China is pushing to become the first major country in the world capable of monitoring economic activity in real-time through digital currency called e-yuan, and the central bank governor, Yi Gang wants to learn real-time data management from the private sector to guide the growth.

The e-yuan, called Digital Currency Electronic Payment (DC/EP), will facilitate e-wallet payments in place of fiat, allowing citizens to carry out financial transactions digitally. The Chinese central bank is speeding the project up as it aims to develop a cashless economy.

Former IBM executive, Richard Turrin who is writing a book on China’s digital currency said “the time table has been sped up by the coronavirus and the realpolitik of US-China relations.”

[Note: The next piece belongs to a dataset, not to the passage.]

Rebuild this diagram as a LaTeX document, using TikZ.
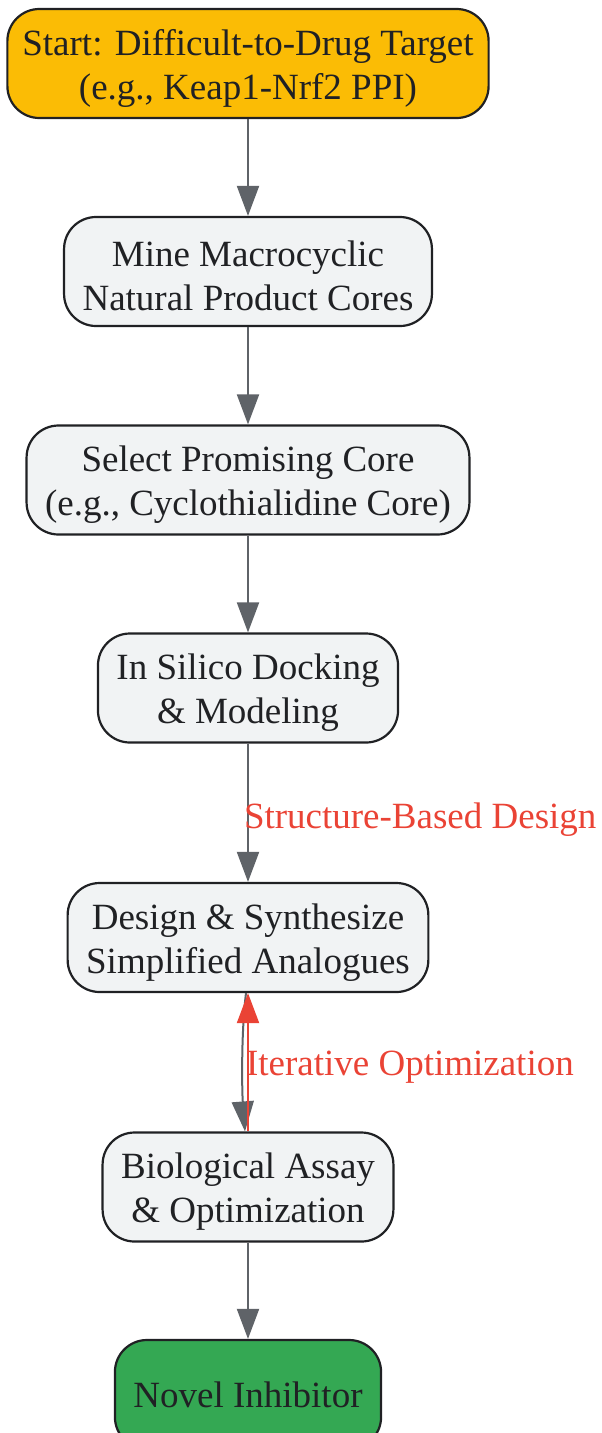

But apart from that, China recently has increased its oversight on its online industry, including the fintech sector which has blossomed without government’s regulatory interference over the years. The recent clampdown on big players in China’s online financial space, including Ant Group, shows the government’s growing interest in the sector. And the launch of e-yuan which is supposed to be in partnership with big players in the fintech, is believed to be part of the government’s ploy to keep an eye on the industry.

Moreover, China appears keen to lead the world of digital currency by being the first country to launch national digital money that is widely used across the country. The plan is believed to have been accelerated by the outbreak of COVID-19 and US’ disapproval of Libra.

“China is positioning itself as a trailblazer when it comes to the future of money,” said Henri Arslanian, a cryptocurrency mogul and adviser to central bank. “Libra was the catalyst, and COVID-19 has accelerated central bank activities.”

However, there have been concerns about how a national digital currency will affect the banks.

The PBOC told the IMF that the e-yuan will be likely limited to small retail transactions by setting maximum daily and yearly limits on payments and that it will only process large amounts by appointment. It added that it may apply charges for large sum or high-frequency transactions, and will not offer interest on accounts.

The central bank conducting the third digital currency trial indicates that a promising amount of success has been recorded, and that China is on the verge of releasing e-yuan for national use.